The self-verifying number scenario demonstrates that, in Racket, we can both pass functions as arguments and return functions as values. So, functions are first-class objects. Indeed, we will find that these capabilities will make us much more productive programmers. You may be surprised at often we will take advantage of this flexibility as we build language interpreters and other programs this semester.
Keep in mind that what you have just learned is not limited to Racket; other languages support these techniques. The important idea here from a programming languages perspective is that, to a program translator, functions can be values just like any other. They can be supported and manipulated in all the same ways as other data types. We have merely used Racket as a vehicle to learn this idea.

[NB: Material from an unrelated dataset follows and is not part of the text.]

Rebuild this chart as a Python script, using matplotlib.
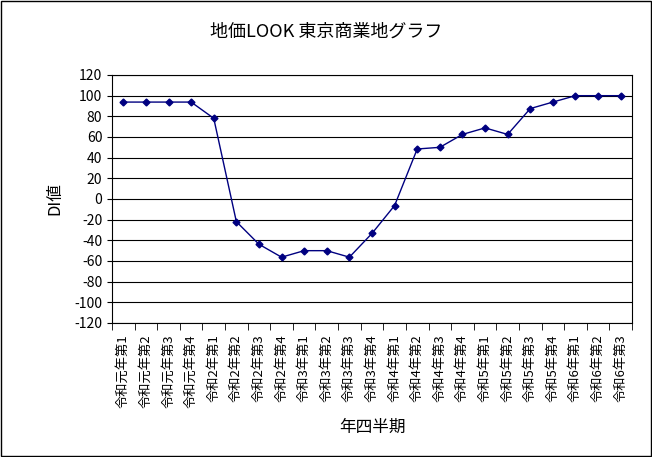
import matplotlib.pyplot as plt
import numpy as np

plt.rcParams['font.family'] = 'Noto Sans CJK JP'
plt.rcParams['axes.unicode_minus'] = False

labels = ['令和元年第1', '令和元年第2', '令和元年第3', '令和元年第4',
          '令和2年第1', '令和2年第2', '令和2年第3', '令和2年第4',
          '令和3年第1', '令和3年第2', '令和3年第3', '令和3年第4',
          '令和4年第1', '令和4年第2', '令和4年第3', '令和4年第4',
          '令和5年第1', '令和5年第2', '令和5年第3', '令和5年第4',
          '令和6年第1', '令和6年第2', '令和6年第3']
di = [93.8, 93.8, 93.8, 93.8, 78.1, -21.9, -43.8, -56.3,
      -50.0, -50.0, -56.3, -33.3, -6.3, 48.4, 50.0, 62.5,
      68.8, 62.5, 87.5, 93.8, 100.0, 100.0, 100.0]

fig = plt.figure(figsize=(6.52, 4.57), dpi=100)
fig.patch.set_facecolor('white')
ax = fig.add_axes([112/652, 1-323/457, 520/652, 248/457])

x = np.arange(len(labels))
ax.plot(x, di, color='#000080', marker='D', ms=3.5, lw=1)
ax.set_xlim(-0.5, len(labels) - 0.5)
ax.set_ylim(-120, 120)
ax.set_yticks(range(-120, 121, 20))
ax.yaxis.grid(True, color='black', lw=0.8)
ax.set_xticks(x)
ax.set_xticklabels(labels, rotation=90, fontsize=9.5)
ax.set_xticks(np.arange(-0.5, len(labels), 1), minor=True)
ax.tick_params(axis='x', which='major', length=0, pad=8)
ax.tick_params(axis='x', which='minor', length=5, direction='out')
ax.tick_params(axis='y', labelsize=10)
for s in ax.spines.values():
    s.set_linewidth(0.8)

ax.set_ylabel('DI値', fontsize=12, labelpad=8)
ax.set_xlabel('年四半期', fontsize=12, labelpad=8)
fig.suptitle('地価LOOK 東京商業地グラフ', y=0.95, fontsize=13)
fig.add_artist(plt.Rectangle((0.002, 0.002), 0.996, 0.996, fill=False,
                             transform=fig.transFigure, lw=1, color='black'))
fig.savefig('out.png', dpi=100)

Other languages now have lambda expressions, too, as well as some of the language features we are studying. For example, this file demonstrates lambda in Python. Racket's way of creating and using functions gives us a lot more flexibility than you will find in most mainstream languages, with a more consistent syntax to boot.
(If you would like to go deeper with functional programming in Python, check out this page for some examples. Be warned: it uses some Python you may not have seen. And we haven't even gone that far in Racket yet!)
Here are some questions for review and entertainment! Don't be surprised to see problems of this sort on Quiz 1.
> (define five (lambda () 5)) > (five) 5 > five #[procedure five] > (define four 4) > four 4 > (four) procedure application: expected procedure, given: 4 (no arguments) >Explain each result in the above transcript. In particular, focus on the difference between four and five.